◆ **TASK**: Copy the material that follows word for word and omit its pictures.

◆ **MATERIAL PROVIDED**:

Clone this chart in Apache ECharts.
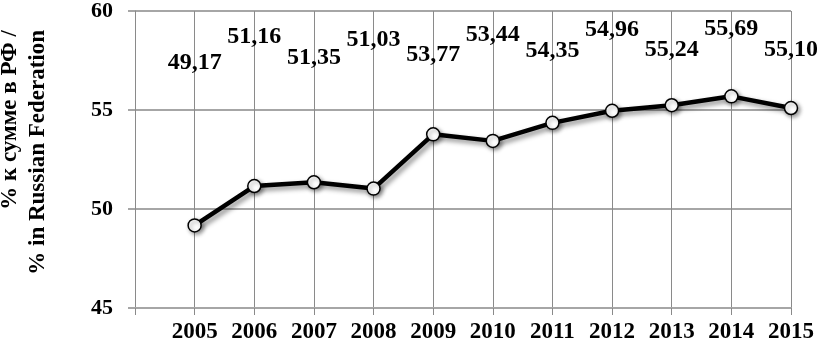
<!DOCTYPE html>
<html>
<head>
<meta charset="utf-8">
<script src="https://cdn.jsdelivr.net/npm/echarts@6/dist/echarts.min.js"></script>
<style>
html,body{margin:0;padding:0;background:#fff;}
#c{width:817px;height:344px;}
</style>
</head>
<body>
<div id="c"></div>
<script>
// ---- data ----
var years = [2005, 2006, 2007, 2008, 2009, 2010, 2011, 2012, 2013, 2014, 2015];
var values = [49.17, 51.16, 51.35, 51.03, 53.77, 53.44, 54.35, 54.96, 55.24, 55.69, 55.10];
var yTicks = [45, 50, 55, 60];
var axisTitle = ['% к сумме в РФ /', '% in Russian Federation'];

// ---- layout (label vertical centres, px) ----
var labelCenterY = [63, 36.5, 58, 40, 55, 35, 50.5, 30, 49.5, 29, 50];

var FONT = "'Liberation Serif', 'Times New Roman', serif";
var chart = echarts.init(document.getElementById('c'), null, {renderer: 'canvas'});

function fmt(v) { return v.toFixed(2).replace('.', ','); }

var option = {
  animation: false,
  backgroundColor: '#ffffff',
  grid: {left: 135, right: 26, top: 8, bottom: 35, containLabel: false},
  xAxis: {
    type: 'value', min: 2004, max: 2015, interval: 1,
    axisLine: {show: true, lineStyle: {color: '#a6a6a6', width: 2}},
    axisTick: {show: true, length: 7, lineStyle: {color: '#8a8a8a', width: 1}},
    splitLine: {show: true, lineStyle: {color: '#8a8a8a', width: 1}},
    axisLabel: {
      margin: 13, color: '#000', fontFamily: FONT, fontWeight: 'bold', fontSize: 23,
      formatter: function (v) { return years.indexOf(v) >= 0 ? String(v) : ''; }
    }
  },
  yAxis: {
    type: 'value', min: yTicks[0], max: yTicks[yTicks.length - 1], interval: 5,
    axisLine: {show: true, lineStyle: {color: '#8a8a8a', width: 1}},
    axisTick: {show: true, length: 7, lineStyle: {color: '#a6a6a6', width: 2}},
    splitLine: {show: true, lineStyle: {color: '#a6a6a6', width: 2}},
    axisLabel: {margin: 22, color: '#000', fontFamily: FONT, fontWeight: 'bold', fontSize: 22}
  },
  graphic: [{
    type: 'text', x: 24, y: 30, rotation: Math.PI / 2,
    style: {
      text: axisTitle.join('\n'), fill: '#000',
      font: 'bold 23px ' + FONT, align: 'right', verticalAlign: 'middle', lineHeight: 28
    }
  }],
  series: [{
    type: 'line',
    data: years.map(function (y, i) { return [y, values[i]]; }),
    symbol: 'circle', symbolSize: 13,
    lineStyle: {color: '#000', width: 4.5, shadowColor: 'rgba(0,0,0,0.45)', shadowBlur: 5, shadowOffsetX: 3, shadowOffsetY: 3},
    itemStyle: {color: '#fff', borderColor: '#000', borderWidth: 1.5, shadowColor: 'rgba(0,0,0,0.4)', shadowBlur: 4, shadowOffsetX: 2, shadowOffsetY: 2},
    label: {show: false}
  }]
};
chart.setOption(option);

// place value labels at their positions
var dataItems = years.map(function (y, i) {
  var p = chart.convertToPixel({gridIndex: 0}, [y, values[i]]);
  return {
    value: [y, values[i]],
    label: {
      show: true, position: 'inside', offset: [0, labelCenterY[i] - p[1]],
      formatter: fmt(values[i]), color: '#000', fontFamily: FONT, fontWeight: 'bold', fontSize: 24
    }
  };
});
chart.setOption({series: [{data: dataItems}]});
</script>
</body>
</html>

◆ **TASK RESPONSE**:
Clone this chart in Apache ECharts.
<!DOCTYPE html>
<html>
<head>
<meta charset="utf-8">
<script src="https://cdn.jsdelivr.net/npm/echarts@6/dist/echarts.min.js"></script>
<style>
html,body{margin:0;padding:0;background:#fff;}
#c{width:817px;height:344px;}
</style>
</head>
<body>
<div id="c"></div>
<script>
// ---- data ----
var years = [2005, 2006, 2007, 2008, 2009, 2010, 2011, 2012, 2013, 2014, 2015];
var values = [49.17, 51.16, 51.35, 51.03, 53.77, 53.44, 54.35, 54.96, 55.24, 55.69, 55.10];
var yTicks = [45, 50, 55, 60];
var axisTitle = ['% к сумме в РФ /', '% in Russian Federation'];

// ---- layout (label vertical centres, px) ----
var labelCenterY = [63, 36.5, 58, 40, 55, 35, 50.5, 30, 49.5, 29, 50];

var FONT = "'Liberation Serif', 'Times New Roman', serif";
var chart = echarts.init(document.getElementById('c'), null, {renderer: 'canvas'});

function fmt(v) { return v.toFixed(2).replace('.', ','); }

var option = {
  animation: false,
  backgroundColor: '#ffffff',
  grid: {left: 135, right: 26, top: 8, bottom: 35, containLabel: false},
  xAxis: {
    type: 'value', min: 2004, max: 2015, interval: 1,
    axisLine: {show: true, lineStyle: {color: '#a6a6a6', width: 2}},
    axisTick: {show: true, length: 7, lineStyle: {color: '#8a8a8a', width: 1}},
    splitLine: {show: true, lineStyle: {color: '#8a8a8a', width: 1}},
    axisLabel: {
      margin: 13, color: '#000', fontFamily: FONT, fontWeight: 'bold', fontSize: 23,
      formatter: function (v) { return years.indexOf(v) >= 0 ? String(v) : ''; }
    }
  },
  yAxis: {
    type: 'value', min: yTicks[0], max: yTicks[yTicks.length - 1], interval: 5,
    axisLine: {show: true, lineStyle: {color: '#8a8a8a', width: 1}},
    axisTick: {show: true, length: 7, lineStyle: {color: '#a6a6a6', width: 2}},
    splitLine: {show: true, lineStyle: {color: '#a6a6a6', width: 2}},
    axisLabel: {margin: 22, color: '#000', fontFamily: FONT, fontWeight: 'bold', fontSize: 22}
  },
  graphic: [{
    type: 'text', x: 24, y: 30, rotation: Math.PI / 2,
    style: {
      text: axisTitle.join('\n'), fill: '#000',
      font: 'bold 23px ' + FONT, align: 'right', verticalAlign: 'middle', lineHeight: 28
    }
  }],
  series: [{
    type: 'line',
    data: years.map(function (y, i) { return [y, values[i]]; }),
    symbol: 'circle', symbolSize: 13,
    lineStyle: {color: '#000', width: 4.5, shadowColor: 'rgba(0,0,0,0.45)', shadowBlur: 5, shadowOffsetX: 3, shadowOffsetY: 3},
    itemStyle: {color: '#fff', borderColor: '#000', borderWidth: 1.5, shadowColor: 'rgba(0,0,0,0.4)', shadowBlur: 4, shadowOffsetX: 2, shadowOffsetY: 2},
    label: {show: false}
  }]
};
chart.setOption(option);

// place value labels at their positions
var dataItems = years.map(function (y, i) {
  var p = chart.convertToPixel({gridIndex: 0}, [y, values[i]]);
  return {
    value: [y, values[i]],
    label: {
      show: true, position: 'inside', offset: [0, labelCenterY[i] - p[1]],
      formatter: fmt(values[i]), color: '#000', fontFamily: FONT, fontWeight: 'bold', fontSize: 24
    }
  };
});
chart.setOption({series: [{data: dataItems}]});
</script>
</body>
</html>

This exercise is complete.